The BCS intends to have its postseason format determined in the coming months so that it can begin negotiations for the next TV contract by September or October. Several changes will be explored, including the plus-one model, or the BCS could keep the format the way it is. Current partner ESPN has an exclusive negotiating window in October, but that timetable could be accelerated if the BCS is able to settle those format questions earlier. ESPN pays an average of $125M a year for the rights and the net is halfway through the current four-year agreement. The 11 conference commissioners and Notre Dame AD Jack Swarbrick, who make up the BCS decision-makers, met over the weekend in New Orleans and will continue to meet through the spring to decide if they want to move to a plus-one, which would give four teams a chance to win the national championship instead of two. Other issues that will be discussed: Removing automatic qualifiers; conference tie-ins; the double-hosting model; and the cap on the number of teams from each conference (Michael Smith, SportsBusiness Journal). USA TODAY's Steve Wieberg notes “some kind of adjustment is coming” to the BCS, as key administrators, including SEC Commissioner Mike Slive, “promise it.” There have been “too many cracks in the current system, and too many controversies, to stand pat.” The question is the “degree of change” (USA TODAY, 1/9). The AP’s Ralph Russo reports what is “not on the table is exactly what many football fans are clamoring for, a full-scale playoff that would require numerous teams to play additional games.” BCS Exec Dir Bill Hancock said, “There will be 12 people in the room making decisions and each one comes from a different perspective, but the unifying thing is to make this thing the best it can be.” He added, “I don’t think there is any leader in the clubhouse on these possible changes. I think there could be 50 things on the table, with no leader in the clubhouse” (AP, 1/9).

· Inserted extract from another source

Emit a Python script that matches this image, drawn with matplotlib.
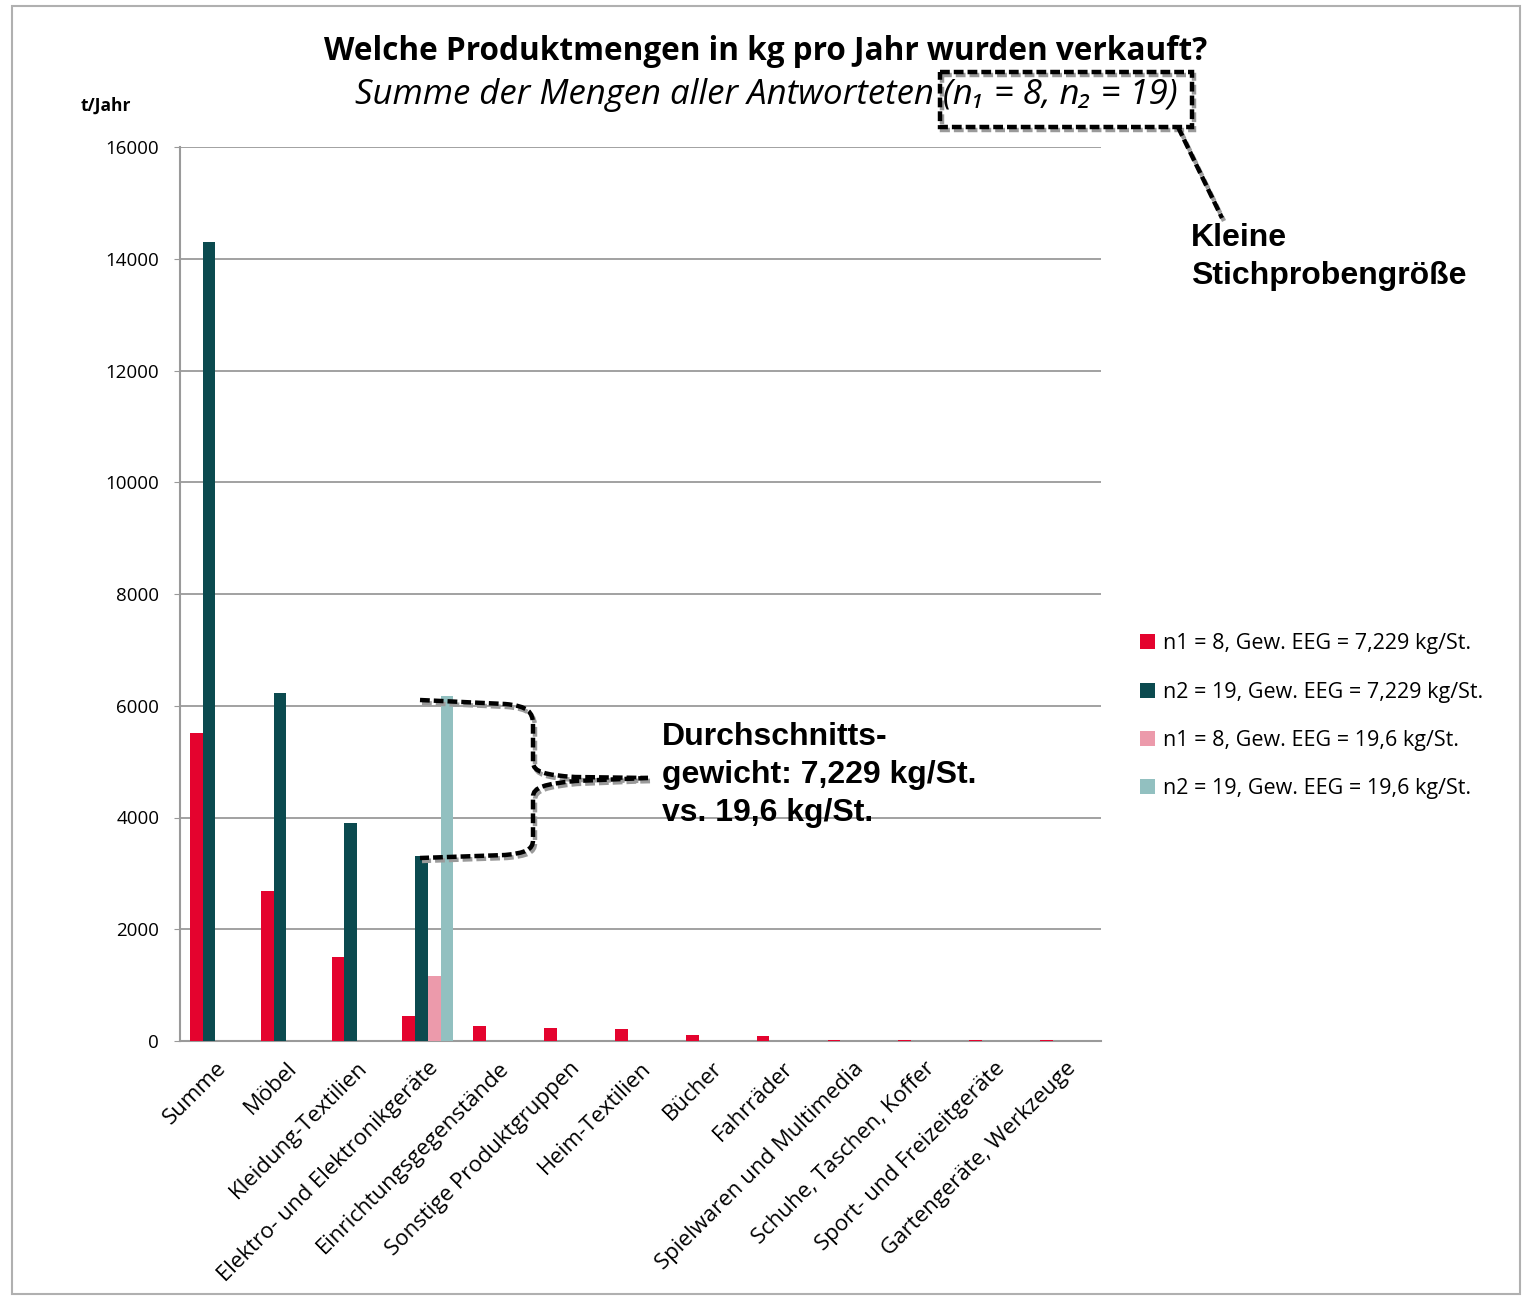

SEARCH FOR MEDIA CONSULTANTS: Hancock, who is leading the search for a media consultant, will recommend one or multiple consultants to the BCS decision-makers in the coming few months. He watched how the NCAA used two consultants, Chuck Gerber and Kevin O’Malley, to negotiate its deal with Turner and CBS. “That seemed to work pretty well for them,” Hancock said. He also expects the BCS to create a small TV committee of perhaps three to five commissioners to steer the discussions on the next deal. The last time the BCS went to the negotiating table for a TV contract in '08, ACC Commissioner John Swofford was taking his turn as the body’s coordinator and he led the talks along with IMG consultant Barry Frank. Now the BCS operates differently, with Hancock serving as the Exec Dir rather than commissioners rotating the responsibility as the leader. ESPN Senior VP/College Programming Burke Magnus said he expects the next round of negotiations to be more competitive than last time when ESPN outlasted Fox. However, he said he did not expect any networks to partner with each other, as CBS and Turner did on the NCAA tournament, and Fox and ESPN did on the Pac-12. Magnus said it is also going to be important to lengthen the next deal beyond four years. “That would give us a longer horizon to recoup our investment,” Magnus said. “We view a longer term as critical. With four years, you’re never really that far away from change.” Magnus said ESPN has supported the idea of keeping the BCS games closer to New Year’s Day, which would minimize the number of mid-week games after New Year’s (Smith).

DROP IN NUMBERS: The AP’s Tim Dahlberg noted fans seem to be "tired of a bloated bowl season, fed up with mismatches.” Bowl attendance was “down this season, and that's not the biggest story.” The Rose Bowl had its “lowest television ratings in history, Orange Bowl ratings dropped 37 percent from last year, and Sugar Bowl viewership was almost nonexistent.” Even the Fiesta Bowl -- won by Oklahoma State over Stanford “in an overtime thriller -- was the third-least viewed of the past decade" (AP, 1/8).